Dünyanın zembereği kaymış, ekonomisi allak bullak olmuşken; değerli ülkemiz, vatanımız, üretim yapamama darboğazına girmişken, yaklaşan kış ayının zor geçeceği artık herkes tarafından kabul edilmiş bir gerçek! Ateş çemberi içerisinde bulunan Türkiye’miz, etrafında gerçekleşen birçok insani duruma, tarihsel ve insansal sorumluluğunda etkisi ile duyarsız kalamamakta; bir şekilde kendini olayların ortasında veya hedefinde bulabilmektedir. Türkiye güçlü olmak zorundadır. Başka bir şansı yoktur. Yönetimsel olarak yaşanılan olaylar karşısında, dış dünyaya her zaman birlik ve beraberlik görüntüsü vermemiz elzemdir.

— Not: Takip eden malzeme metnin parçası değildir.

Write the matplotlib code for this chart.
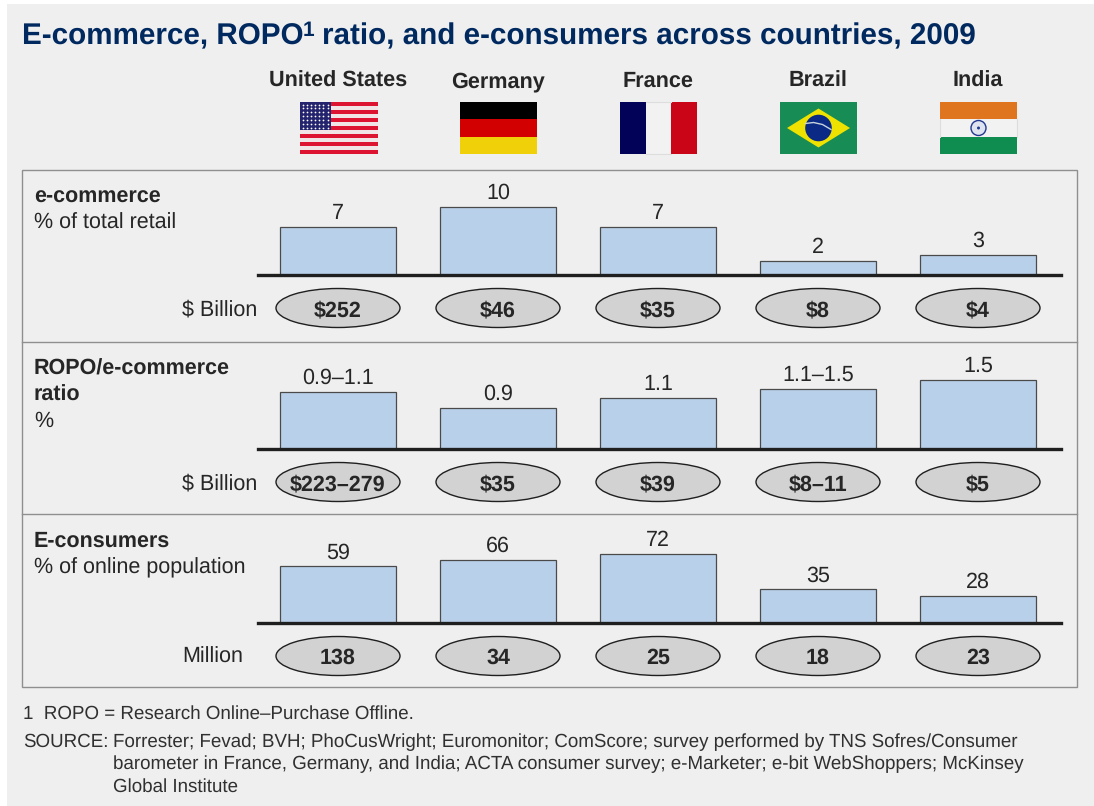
#E-commerce, ROPO ratio and e-consumers across countries, 2009
import matplotlib
matplotlib.use('Agg')
import matplotlib.pyplot as plt
from matplotlib.patches import Ellipse, Rectangle, Polygon, Circle
import numpy as np

plt.rcParams['font.family'] = ['Liberation Sans', 'DejaVu Sans']
plt.rcParams['text.hinting'] = 'no_hinting'

#Data
countries = ['United States', 'Germany', 'France', 'Brazil', 'India']
ecommerce = [7, 10, 7, 2, 3]
ecommerce_labels = ['7', '10', '7', '2', '3']
ecommerce_money = ['$252', '$46', '$35', '$8', '$4']
ropo = [1.24, 0.9, 1.1, 1.3, 1.5]   # bars of the ranges are drawn near the top of the range
ropo_labels = ['0.9–1.1', '0.9', '1.1', '1.1–1.5', '1.5']
ropo_money = ['$223–279', '$35', '$39', '$8–11', '$5']
consumers = [59, 66, 72, 35, 28]
consumers_labels = ['59', '66', '72', '35', '28']
consumers_money = ['138', '34', '25', '18', '23']

W, H = 1094, 806
TEXT = '#262626'
BAR = '#b9d0ea'
BODY = 15.5
fig = plt.figure(figsize=(W/100, H/100), dpi=100, facecolor='white')

#Full figure axes in pixels for frame, texts, flags
bg = fig.add_axes([0, 0, 1, 1])
bg.set_xlim(0, W)
bg.set_ylim(H, 0)
bg.axis('off')
bg.add_patch(Rectangle((7, 4), W-7, H-4, fc='#efefef', ec='none'))
bg.add_patch(Rectangle((22, 170), 1055, 517, fc='none', ec='#8f8f8f', lw=1))
bg.plot([22, 1077], [342, 342], color='#8f8f8f', lw=1)
bg.plot([22, 1077], [514, 514], color='#8f8f8f', lw=1)

#Title in three pieces because of the superscript
TITLE = '#002960'
bg.text(22, 44.5, 'E-commerce, ROPO', fontsize=21.3, fontweight='bold', color=TITLE, va='baseline')
bg.text(303, 36, '1', fontsize=15, fontweight='bold', color=TITLE, va='baseline')
bg.text(322, 44.5, 'ratio, and e-consumers across countries, 2009', fontsize=21.3, fontweight='bold', color=TITLE, va='baseline')

centers = [338 + 160*i for i in range(5)]
for c, name in zip(centers, countries):
    bg.text(c, 87, name, fontsize=15.6, fontweight='bold', color=TEXT, ha='center', va='baseline')

def flag_stripes(x, y, w, h, colors, horizontal=True):
    n = len(colors)
    for i, col in enumerate(colors):
        if horizontal:
            bg.add_patch(Rectangle((x, y + i*h/n), w, h/n, fc=col, ec='none'))
        else:
            bg.add_patch(Rectangle((x + i*w/n, y), w/n, h, fc=col, ec='none'))

FY, FH, FW = 102, 52, 77
#USA
x0 = centers[0] - 38
flag_stripes(x0, FY, FW+1, FH, ['#dc1431' if i % 2 == 0 else '#f0e4e6' for i in range(13)])
bg.add_patch(Rectangle((x0, FY), 31, 28, fc='#23236e', ec='none'))
sx, sy = np.meshgrid(np.arange(x0+2.5, x0+30, 4.2), np.arange(FY+2.5, FY+27, 3.9))
bg.scatter(sx.ravel(), sy.ravel(), s=1.6, color='white', linewidths=0)
#Germany
flag_stripes(centers[1]-38, FY, FW, FH, ['#000000', '#d20000', '#f0d008'])
#France
x0 = centers[2] - 38
flag_stripes(x0, FY, FW, FH, ['#020258', '#f2f2f2', '#c90517'], horizontal=False)
bg.plot([x0+FW/3, x0+2*FW/3], [FY+FH, FY+FH], color='#dddddd', lw=0.8)
bg.plot([x0+FW/3, x0+2*FW/3], [FY, FY], color='#dddddd', lw=0.8)
#Brazil
x0 = centers[3] - 38
bg.add_patch(Rectangle((x0, FY), FW, FH, fc='#178d55', ec='none'))
mx, my = x0 + FW/2, FY + FH/2
bg.add_patch(Polygon([(x0+7, my), (mx, FY+6.5), (x0+FW-7, my), (mx, FY+FH-6.5)], fc='#f0e200', ec='none'))
bg.add_patch(Circle((mx, my), 13.3, fc='#0a2a86', ec='none'))
t = np.array([-13, -5, 4, 12.5])
bg.plot(mx + t, my + np.array([-4.5, -5.5, -3.5, 1.5]), color='#c8d4dc', lw=1)
#India
x0 = centers[4] - 38
flag_stripes(x0, FY, FW, FH, ['#e07520', '#f2f2f2', '#0f8c50'])
bg.plot([x0, x0], [FY+FH/3, FY+2*FH/3], color='#dddddd', lw=0.8)
bg.plot([x0+FW, x0+FW], [FY+FH/3, FY+2*FH/3], color='#dddddd', lw=0.8)
mx, my = x0 + FW/2, FY + FH/2
bg.add_patch(Circle((mx, my), 7.5, fc='#dfe3f0', ec='#22378f', lw=1))
bg.add_patch(Circle((mx, my), 1.5, fc='#22378f', ec='none'))

#One axes per row, category positions 160 px apart, baseline from x=258 to x=1061
def row(baseline, scale, values, labels, money, unit, unit_x):
    height = 110
    ax = fig.add_axes([258/W, 1-baseline/H, (1061-258)/W, height/H])
    ax.patch.set_alpha(0)
    ax.set_xlim(-0.5, 4.519)
    ax.set_ylim(0, height/scale)
    bars = ax.bar(range(5), values, width=0.72, color=BAR, edgecolor='#4a4a4a', linewidth=0.9, zorder=2)
    for b, lab in zip(bars, labels):
        ax.annotate(lab, (b.get_x()+b.get_width()/2, b.get_height()), xytext=(0, 8), textcoords='offset pixels',
                    ha='center', va='baseline', fontsize=BODY, color=TEXT)
    for s in ['top', 'left', 'right']:
        ax.spines[s].set_visible(False)
    ax.spines['bottom'].set_linewidth(2.4)
    ax.spines['bottom'].set_color('#1f1f1f')
    ax.spines['bottom'].set_zorder(3)
    ax.set_xticks([])
    ax.set_yticks([])
    #Ovals under the bars
    oy = baseline + 33
    for c, m in zip(centers, money):
        bg.add_patch(Ellipse((c, oy), 124, 39, fc='#d2d2d2', ec='#1f1f1f', lw=1))
        bg.text(c, oy+8, m, fontsize=BODY, fontweight='bold', color=TEXT, ha='center', va='baseline')
    bg.text(unit_x, oy+7, unit, fontsize=BODY, color=TEXT, ha='left', va='baseline')

row(275, 6.8, ecommerce, ecommerce_labels, ecommerce_money, '$ Billion', 182)
row(449, 46.0, ropo, ropo_labels, ropo_money, '$ Billion', 182)
row(623, 0.96, consumers, consumers_labels, consumers_money, 'Million', 182)

#Row headers
def header(y, bold_lines, normal):
    for line in bold_lines:
        bg.text(34, y, line, fontsize=BODY, fontweight='bold', color=TEXT, va='baseline')
        y += 26
    bg.text(34, y, normal, fontsize=BODY, color=TEXT, va='baseline')

header(203, ['e-commerce'], '% of total retail')
header(375, ['ROPO/e-commerce', 'ratio'], '%')
header(547, ['E-consumers'], '% of online population')

#Footnotes
FOOT = '#303030'
FS = 13.5
bg.text(23, 719, '1  ROPO = Research Online–Purchase Offline.', fontsize=FS, color=FOOT, va='baseline')
bg.text(23, 747, 'SOURCE:', fontsize=FS, color=FOOT, va='baseline')
source_lines = ['Forrester; Fevad; BVH; PhoCusWright; Euromonitor; ComScore; survey performed by TNS Sofres/Consumer',
                'barometer in France, Germany, and India; ACTA consumer survey; e-Marketer; e-bit WebShoppers; McKinsey',
                'Global Institute']
for i, line in enumerate(source_lines):
    bg.text(113, 747 + i*22.5, line, fontsize=FS, color=FOOT, va='baseline')

fig.savefig('out.png', dpi=100, facecolor=fig.get_facecolor())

Hal böyle iken vatandaş ödeyeceği faturayı, evine götüreceği yağı, ekmeği düşünmekte…

Oysa bunları düşünmemesi lazım. Dünyanın en bereketli topraklarına sahip bir vatan var elimizde. Taşa tohum eksen, yeşerecek bir yapıda Anadolu’muz, gel gör ki tohum İsrail malı…

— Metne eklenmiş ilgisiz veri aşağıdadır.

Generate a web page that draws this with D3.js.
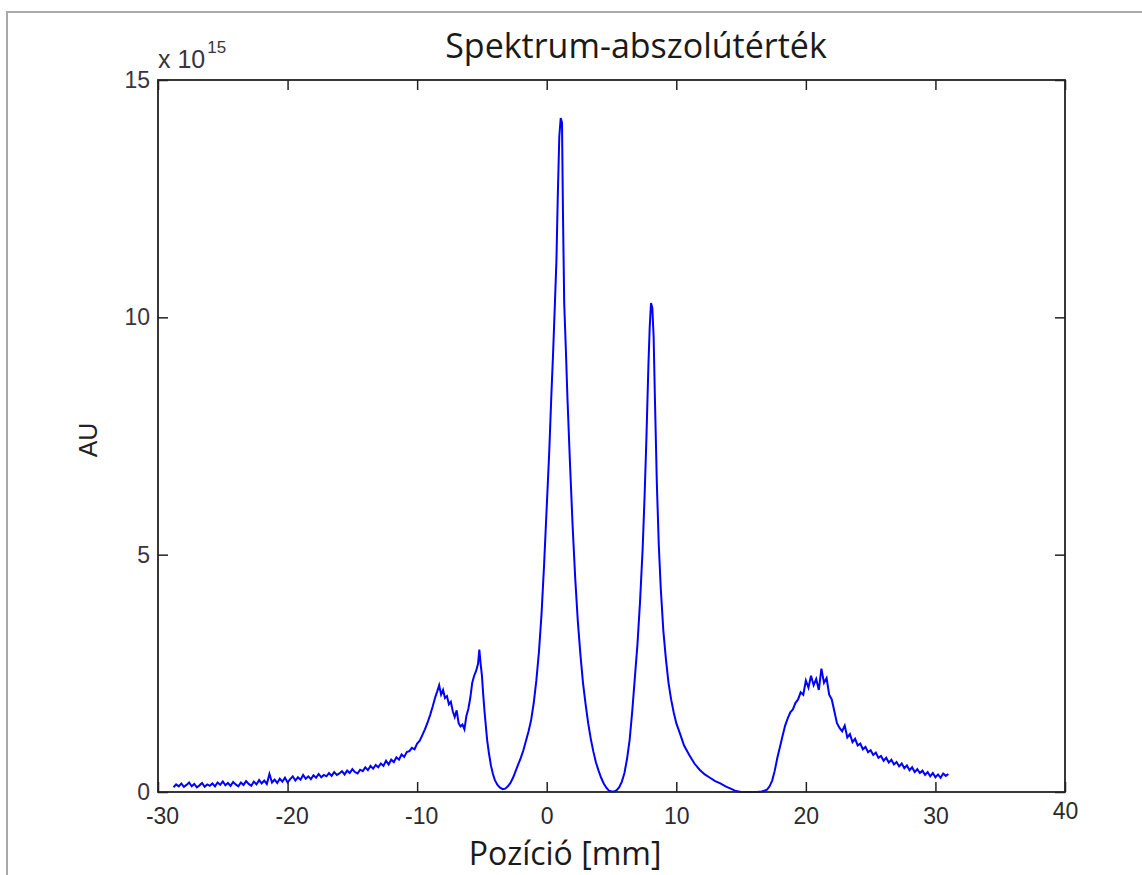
<!DOCTYPE html>
<html>
<head>
<meta charset="utf-8">
<script src="https://cdnjs.cloudflare.com/ajax/libs/d3/7.8.5/d3.min.js"></script>
<style>
body { margin: 0; background: #fff; }
svg { display: block; }
.tick line { stroke: #222; stroke-width: 1.5; }
.x-ticks text { font-family: 'Liberation Sans', Arial, sans-serif; font-size: 23px; fill: #2b2b2b; }
.y-ticks text { font-family: 'Liberation Sans', Arial, sans-serif; font-size: 23px; fill: #3a3340; }
</style>
</head>
<body>
<svg id="chart"></svg>
<script>
'use strict';

var chart_title = 'Spektrum-abszolútérték';
var x_title = 'Pozíció [mm]';
var y_title = 'AU';
var x_ticks = [-30, -20, -10, 0, 10, 20, 30, 40];
var y_ticks = [0, 5, 10, 15];

// position along the scan, mm
var position_mm = [
  -28.8, -28.6, -28.4, -28.2, -28.0, -27.8, -27.6, -27.4, -27.2, -27.0,
  -26.8, -26.6, -26.4, -26.2, -26.0, -25.8, -25.6, -25.4, -25.2, -25.0,
  -24.8, -24.6, -24.4, -24.2, -24.0, -23.8, -23.6, -23.4, -23.2, -23.0,
  -22.8, -22.6, -22.4, -22.2, -22.0, -21.8, -21.6, -21.4, -21.2, -21.0,
  -20.8, -20.6, -20.4, -20.2, -20.0, -19.8, -19.6, -19.4, -19.2, -19.0,
  -18.8, -18.6, -18.4, -18.2, -18.0, -17.8, -17.6, -17.4, -17.2, -17.0,
  -16.8, -16.6, -16.4, -16.2, -16.0, -15.8, -15.6, -15.4, -15.2, -15.0,
  -14.8, -14.6, -14.4, -14.2, -14.0, -13.8, -13.6, -13.4, -13.2, -13.0,
  -12.8, -12.6, -12.4, -12.2, -12.0, -11.8, -11.6, -11.4, -11.2, -11.0,
  -10.8, -10.6, -10.4, -10.2, -10.0, -9.8, -9.6, -9.4, -9.2, -9.0,
  -8.8, -8.6, -8.45, -8.3, -8.15, -8.0, -7.85, -7.7, -7.55, -7.4,
  -7.25, -7.1, -6.95, -6.8, -6.65, -6.5, -6.35, -6.2, -6.05, -5.9,
  -5.75, -5.6, -5.45, -5.3, -5.2, -5.1, -5.0, -4.9, -4.8, -4.7,
  -4.6, -4.45, -4.3, -4.15, -4.0, -3.8, -3.6, -3.4, -3.2, -3.0,
  -2.8, -2.6, -2.4, -2.2, -2.0, -1.8, -1.6, -1.4, -1.2, -1.0,
  -0.8, -0.6, -0.4, -0.2, 0.0, 0.2, 0.35, 0.5, 0.62, 0.75,
  0.85, 0.97, 1.08, 1.18, 1.25, 1.35, 1.48, 1.6, 1.8, 2.0,
  2.2, 2.4, 2.6, 2.8, 3.0, 3.2, 3.4, 3.6, 3.8, 4.0,
  4.2, 4.4, 4.6, 4.8, 5.0, 5.2, 5.4, 5.6, 5.8, 6.0,
  6.2, 6.4, 6.6, 6.8, 7.0, 7.2, 7.4, 7.55, 7.7, 7.85,
  7.95, 8.05, 8.15, 8.25, 8.35, 8.5, 8.65, 8.8, 9.0, 9.2,
  9.4, 9.6, 9.8, 10.0, 10.3, 10.6, 11.0, 11.4, 11.8, 12.2,
  12.6, 13.0, 13.4, 13.8, 14.2, 14.6, 15.0, 15.4, 15.8, 16.2,
  16.6, 17.0, 17.2, 17.4, 17.6, 17.8, 18.0, 18.2, 18.4, 18.6,
  18.8, 19.0, 19.2, 19.4, 19.6, 19.8, 20.0, 20.2, 20.4, 20.6,
  20.8, 21.0, 21.2, 21.4, 21.6, 21.8, 22.0, 22.2, 22.4, 22.6,
  22.8, 23.0, 23.2, 23.4, 23.6, 23.8, 24.0, 24.2, 24.4, 24.6,
  24.8, 25.0, 25.2, 25.4, 25.6, 25.8, 26.0, 26.2, 26.4, 26.6,
  26.8, 27.0, 27.2, 27.4, 27.6, 27.8, 28.0, 28.2, 28.4, 28.6,
  28.8, 29.0, 29.2, 29.4, 29.6, 29.8, 30.0, 30.2, 30.4, 30.6,
  30.8, 31.0
];

// spectrum magnitude, units of 10^15
var magnitude = [
  0.10, 0.16, 0.12, 0.18, 0.11, 0.15, 0.20, 0.12, 0.17, 0.10,
  0.14, 0.19, 0.11, 0.16, 0.13, 0.18, 0.12, 0.20, 0.15, 0.22,
  0.14, 0.19, 0.13, 0.21, 0.16, 0.12, 0.20, 0.15, 0.23, 0.17,
  0.13, 0.22, 0.16, 0.25, 0.18, 0.24, 0.17, 0.38, 0.20, 0.26,
  0.19, 0.28, 0.22, 0.30, 0.20, 0.27, 0.33, 0.24, 0.31, 0.26,
  0.36, 0.28, 0.33, 0.27, 0.35, 0.30, 0.38, 0.31, 0.36, 0.33,
  0.40, 0.34, 0.42, 0.36, 0.39, 0.44, 0.37, 0.45, 0.40, 0.48,
  0.42, 0.39, 0.47, 0.44, 0.52, 0.46, 0.55, 0.49, 0.57, 0.52,
  0.60, 0.55, 0.66, 0.58, 0.68, 0.63, 0.73, 0.68, 0.79, 0.74,
  0.84, 0.86, 0.93, 0.90, 1.02, 1.08, 1.20, 1.32, 1.46, 1.62,
  1.80, 2.00, 2.12, 2.25, 2.05, 2.15, 1.98, 2.02, 1.85, 1.90,
  1.70, 1.58, 1.72, 1.45, 1.38, 1.42, 1.32, 1.60, 1.75, 1.98,
  2.30, 2.45, 2.55, 2.70, 3.00, 2.70, 2.45, 2.05, 1.70, 1.40,
  1.10, 0.80, 0.55, 0.38, 0.25, 0.15, 0.09, 0.06, 0.07, 0.12,
  0.19, 0.30, 0.44, 0.58, 0.72, 0.88, 1.08, 1.28, 1.52, 1.88,
  2.35, 2.95, 3.75, 4.80, 6.00, 7.20, 8.30, 9.30, 10.2, 11.2,
  12.5, 13.8, 14.2, 14.1, 12.3, 10.3, 9.3, 8.3, 6.9, 5.6,
  4.5, 3.6, 2.9, 2.3, 1.85, 1.45, 1.12, 0.85, 0.62, 0.45,
  0.30, 0.18, 0.09, 0.03, 0.01, 0.01, 0.04, 0.10, 0.22, 0.40,
  0.70, 1.10, 1.70, 2.40, 3.10, 4.00, 5.10, 6.20, 7.50, 9.00,
  9.80, 10.3, 10.2, 9.6, 8.3, 6.5, 5.2, 4.3, 3.4, 2.8,
  2.3, 1.95, 1.68, 1.45, 1.22, 0.98, 0.78, 0.60, 0.47, 0.37,
  0.30, 0.23, 0.18, 0.12, 0.07, 0.02, 0.00, 0.00, 0.00, 0.00,
  0.01, 0.05, 0.12, 0.24, 0.45, 0.72, 0.95, 1.18, 1.40, 1.55,
  1.68, 1.74, 1.88, 1.95, 2.10, 2.05, 2.35, 2.20, 2.45, 2.25,
  2.38, 2.15, 2.60, 2.30, 2.40, 2.05, 1.95, 1.70, 1.45, 1.35,
  1.28, 1.40, 1.15, 1.22, 1.05, 1.12, 0.98, 1.02, 0.90, 0.95,
  0.84, 0.88, 0.78, 0.83, 0.72, 0.76, 0.66, 0.72, 0.62, 0.68,
  0.58, 0.63, 0.54, 0.60, 0.50, 0.56, 0.46, 0.52, 0.42, 0.48,
  0.40, 0.45, 0.36, 0.42, 0.33, 0.40, 0.31, 0.37, 0.30, 0.39,
  0.34, 0.38
];

var width = 1142;
var height = 875;
var plot_left = 158;
var plot_right = 1065;
var plot_top = 80;
var plot_bottom = 792;
var tick_len = 10;

var svg = d3.select('#chart').attr('width', width).attr('height', height);

// figure frame
svg.append('rect').attr('x', 7).attr('y', 12).attr('width', width + 20).attr('height', height + 20)
    .style('fill', 'none').style('stroke', '#a9a9a9').style('stroke-width', 2);

var x = d3.scaleLinear().domain([-30, 40]).range([plot_left, plot_right]);
var y = d3.scaleLinear().domain([0, 15]).range([plot_bottom, plot_top]);

var points = d3.range(position_mm.length).map(function (i) {
    return [position_mm[i], magnitude[i]];
});

var line = d3.line().x(function (d) {
    return x(d[0]);
}).y(function (d) {
    return y(d[1]);
});

svg.append('path').datum(points).attr('d', line)
    .style('fill', 'none').style('stroke', '#0000ff').style('stroke-width', 2).style('stroke-linejoin', 'miter');

// plain hyphen for negatives, like the original
var plain = function (d) {
    return String(d);
};

// axes, ticks pointing inward
var x_axis = svg.append('g').attr('class', 'x-ticks').attr('transform', 'translate(0,' + plot_bottom + ')')
    .call(d3.axisBottom(x).tickValues(x_ticks).tickSizeInner(-tick_len).tickSizeOuter(0).tickPadding(16).tickFormat(plain));
x_axis.select('.domain').remove();
x_axis.selectAll('text').attr('dx', function (d) {
    return d < 0 ? 4 : 0;
});
x_axis.selectAll('text').filter(function (d) {
    return d === 40;
}).attr('y', 11);

svg.append('g').attr('transform', 'translate(0,' + plot_top + ')')
    .call(d3.axisTop(x).tickValues(x_ticks).tickSizeInner(-tick_len).tickSizeOuter(0).tickFormat(''))
    .select('.domain').remove();

var y_axis = svg.append('g').attr('class', 'y-ticks').attr('transform', 'translate(' + plot_left + ',0)')
    .call(d3.axisLeft(y).tickValues(y_ticks).tickSizeInner(-tick_len).tickSizeOuter(0).tickPadding(8).tickFormat(plain));
y_axis.select('.domain').remove();

svg.append('g').attr('transform', 'translate(' + plot_right + ',0)')
    .call(d3.axisRight(y).tickValues(y_ticks).tickSizeInner(-tick_len).tickSizeOuter(0).tickFormat(''))
    .select('.domain').remove();

svg.append('rect').attr('x', plot_left).attr('y', plot_top)
    .attr('width', plot_right - plot_left).attr('height', plot_bottom - plot_top)
    .style('fill', 'none').style('stroke', '#222').style('stroke-width', 1.8);

// exponent marker
var exponent = svg.append('text').attr('x', 158).attr('y', 68)
    .style('font-family', "'Liberation Sans', Arial, sans-serif").style('font-size', '25px').style('fill', '#3a3340');
exponent.append('tspan').text('x 10');
exponent.append('tspan').attr('dy', -15).attr('dx', 2).style('font-size', '17px').text('15');

svg.append('text').attr('x', 636).attr('y', 58).attr('text-anchor', 'middle')
    .style('font-family', "'Open Sans', sans-serif").style('font-size', '34px').style('fill', '#1a1a1a')
    .text(chart_title);

svg.append('text').attr('x', 565).attr('y', 865).attr('text-anchor', 'middle')
    .style('font-family', "'Open Sans', sans-serif").style('font-size', '32px').style('fill', '#1a1a1a')
    .text(x_title);

svg.append('text').attr('transform', 'translate(97,440) rotate(-90)').attr('text-anchor', 'middle')
    .style('font-family', "'Liberation Sans', Arial, sans-serif").style('font-size', '25px').style('fill', '#222')
    .text(y_title);
</script>
</body>
</html>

Lanetli kavim, tohumun genetiği ile oynamış; bir şekilde bunu kullananı kendine bağımlı yapmış…

Bak sen şu kâfirin işine…

Bizim toplamda 208 adet üniversitemiz vardır ve bugün bu üniversitelerin 26'sında Ziraat Fakültesi, 5'inde Ziraat ve Doğa Bilimleri Fakültesi, 1'inde Tarım Bilimleri ve Teknolojileri Fakültesi olmak üzere tarımsal yükseköğretimle ilgili 33 fakülte bulunmaktadır. Bu Ziraat Fakülteleri ne iş yapıyor? Diye düşünen tek siz değilsiniz, emin olun…

İşte ondan dolayı her ile Üniversite açmak marifet değil…

Açtığınız üniversite, üniversite gibi olacak. Bilim yuvası, araştırma merkezi haline gelmesi lazım. Vatanın ve milletin çıkarlarını koruyabilmek için bilimsel çalışma yapması lazım, yerli tohuma, yerli üreticiye sahip çıkarak onları desteklemek lazım…

Yükselen fiyatlar, eriyen maaşlar ve gelirler karşısında, zor geçecek kış bizleri, Türkiye Cumhuriyeti vatandaşlarını beklemektedir. Mutlu azınlık için bunlar hiç de dert değildir. Onlar lüks ve refah içerisinde yaşarken, halkın hali hiç de umurlarında değildir.

****       ****     ****     ****

    Yazımı kaleme aldığım gün ve saat itibariyle Cuma Namazı’na gitmem gerekiyordu. Camiyi dolduran cemaat, büyük bir sükûnetle verilen vaazı dinliyordu…

İki Cumadır bir konu dikkatimi çekiyor ve bunu sizlerle paylaşmak istedim. Cuma hutbesinin sonunda yapılan duada özellikle “Filistin’de yaşayan Müslüman kardeşlerimize sen yardım et Ya Rabbi.” dua etmekteydi. Âmin, bin kere Âmin, yüz bin kere Âmin…

Ancak tek zülüm çeken Müslümanlar sadece Filistinliler mi? Dünyanın başka herhangi bir yerinde zulme uğrayan, canı yanan hiçbir Müslüman yok mu? Arakan’da Budistler tarafından her türlü eziyeti çeken ve kendine ben Müslümanım diyen din kardeşlerimiz yok mu? Doğu Türkistan’da yaşanan Çinlilerden eziyet görenler hakkında acaba hocam ne düşünüyor? Biz Müslümanlar böyle düşündüğümüz için, birlik olamadığımız için bu hale düşüyoruz. Müslüman uyanık olmak zorunda. Müslüman aynı yerden tekrar darbe yememek zorunda. Ama görünen o ki bizim bu zihniyetimiz kolay kolay değişmeyecek. Din, asil görevinin dışına çıkarılıp; malzeme olarak kullanılmaya başladığında sonuç ortada…

Rabbim bu mübarek gün yüzü suyu hürmetine, bu milleti, bu ümmeti; uyuduğu gaflet ve cehalet uykusundan uyandırsın.